Task brief
From the first line of the data down to and including the line with "fig, ax = plt.subplots(figsize=(6.22, 4.62), dpi=100)", copy everything exactly, leaving out pictures.

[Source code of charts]
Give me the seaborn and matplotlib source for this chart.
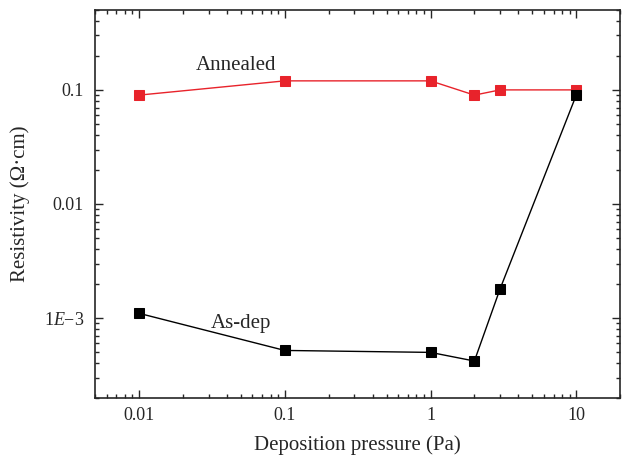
import matplotlib
matplotlib.use("Agg")
import matplotlib.pyplot as plt
import pandas as pd
import seaborn as sns
from matplotlib.ticker import FixedLocator, FixedFormatter, LogLocator, NullFormatter

pressure = [0.01, 0.1, 1, 2, 3, 10]
annealed = [0.09, 0.12, 0.12, 0.09, 0.1, 0.1]
as_dep = [1.1e-3, 5.2e-4, 5.0e-4, 4.2e-4, 1.8e-3, 0.09]

x_ticks = [0.01, 0.1, 1, 10]
x_tick_labels = ["0.01", "0.1", "1", "10"]
y_ticks = [1e-3, 0.01, 0.1]
y_tick_labels = ["1$\\mathit{E}$\u22123", "0.01", "0.1"]

red = "#e8232b"

sns.set_style("ticks")
plt.rcParams["font.family"] = ["Liberation Serif", "DejaVu Serif"]
plt.rcParams["mathtext.fontset"] = "custom"
plt.rcParams["mathtext.rm"] = "Liberation Serif"
plt.rcParams["mathtext.it"] = "Liberation Serif:italic"

df_ann = pd.DataFrame({"p": pressure, "rho": annealed})
df_dep = pd.DataFrame({"p": pressure, "rho": as_dep})

fig, ax = plt.subplots(figsize=(6.22, 4.62), dpi=100)

sns.lineplot(data=df_ann, x="p", y="rho", color=red, marker="s", markersize=7,
             markeredgecolor=red, linewidth=1.0, ax=ax)
sns.lineplot(data=df_dep, x="p", y="rho", color="black", marker="s", markersize=7,
             markeredgecolor="black", linewidth=1.0, ax=ax)

ax.set_xscale("log")
ax.set_yscale("log")
ax.set_xlim(0.005, 20)
ax.set_ylim(2e-4, 0.5)

ax.xaxis.set_major_locator(FixedLocator(x_ticks))
ax.xaxis.set_major_formatter(FixedFormatter(x_tick_labels))
ax.xaxis.set_minor_locator(LogLocator(base=10, subs=range(2, 10)))
ax.xaxis.set_minor_formatter(NullFormatter())
ax.yaxis.set_major_locator(FixedLocator(y_ticks))
ax.yaxis.set_major_formatter(FixedFormatter(y_tick_labels))
ax.yaxis.set_minor_locator(LogLocator(base=10, subs=range(2, 10)))
ax.yaxis.set_minor_formatter(NullFormatter())

ax.tick_params(which="both", direction="in", top=True, right=True, width=1.0)
ax.tick_params(which="major", length=6, labelsize=13)
ax.tick_params(which="minor", length=3)
ax.tick_params(axis="x", which="major", pad=6.5)
ax.tick_params(axis="y", which="major", pad=8)
for s in ax.spines.values():
    s.set_linewidth(1.2)
    s.set_visible(True)

ax.set_xlabel("Deposition pressure (Pa)", fontsize=15, labelpad=8)
ax.set_ylabel("Resistivity (\u03a9\u00b7cm)", fontsize=15, labelpad=10)

ax.text(0.046, 0.162, "Annealed", fontsize=15, ha="center", va="center")
ax.text(0.0497, 9.0e-4, "As-dep", fontsize=15, ha="center", va="center")

fig.subplots_adjust(left=0.153, right=0.997, top=0.978, bottom=0.139)
fig.savefig("out.png", dpi=100)
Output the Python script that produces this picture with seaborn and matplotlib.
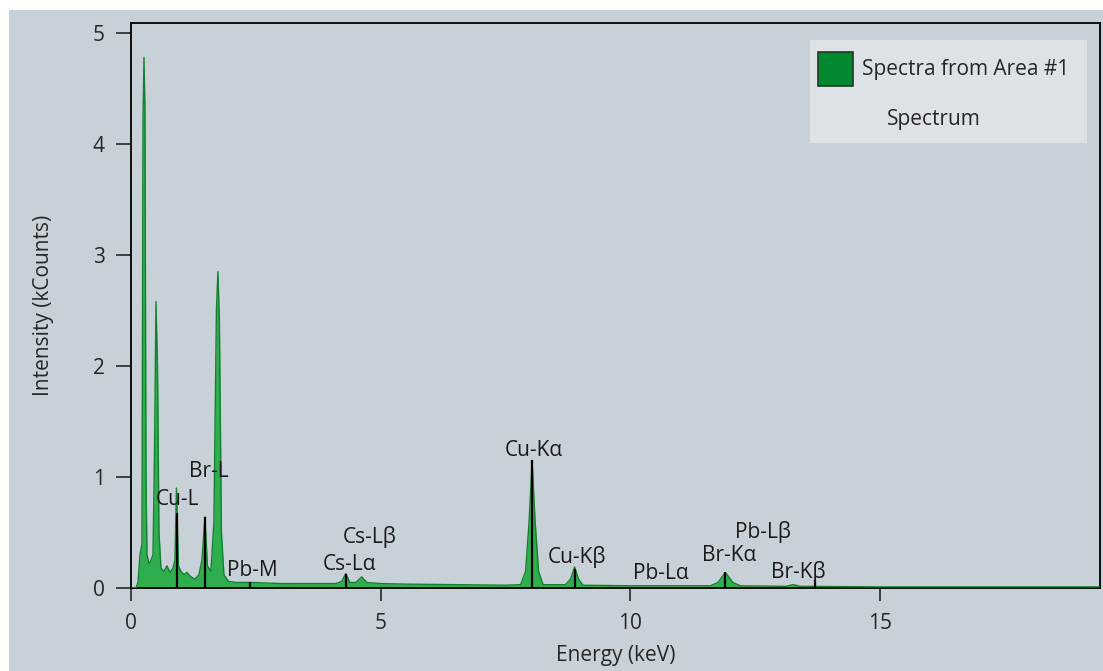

Answer to the problem
Give me the seaborn and matplotlib source for this chart.
import matplotlib
matplotlib.use("Agg")
import matplotlib.pyplot as plt
import pandas as pd
import seaborn as sns
from matplotlib.ticker import FixedLocator, FixedFormatter, LogLocator, NullFormatter

pressure = [0.01, 0.1, 1, 2, 3, 10]
annealed = [0.09, 0.12, 0.12, 0.09, 0.1, 0.1]
as_dep = [1.1e-3, 5.2e-4, 5.0e-4, 4.2e-4, 1.8e-3, 0.09]

x_ticks = [0.01, 0.1, 1, 10]
x_tick_labels = ["0.01", "0.1", "1", "10"]
y_ticks = [1e-3, 0.01, 0.1]
y_tick_labels = ["1$\\mathit{E}$\u22123", "0.01", "0.1"]

red = "#e8232b"

sns.set_style("ticks")
plt.rcParams["font.family"] = ["Liberation Serif", "DejaVu Serif"]
plt.rcParams["mathtext.fontset"] = "custom"
plt.rcParams["mathtext.rm"] = "Liberation Serif"
plt.rcParams["mathtext.it"] = "Liberation Serif:italic"

df_ann = pd.DataFrame({"p": pressure, "rho": annealed})
df_dep = pd.DataFrame({"p": pressure, "rho": as_dep})

fig, ax = plt.subplots(figsize=(6.22, 4.62), dpi=100)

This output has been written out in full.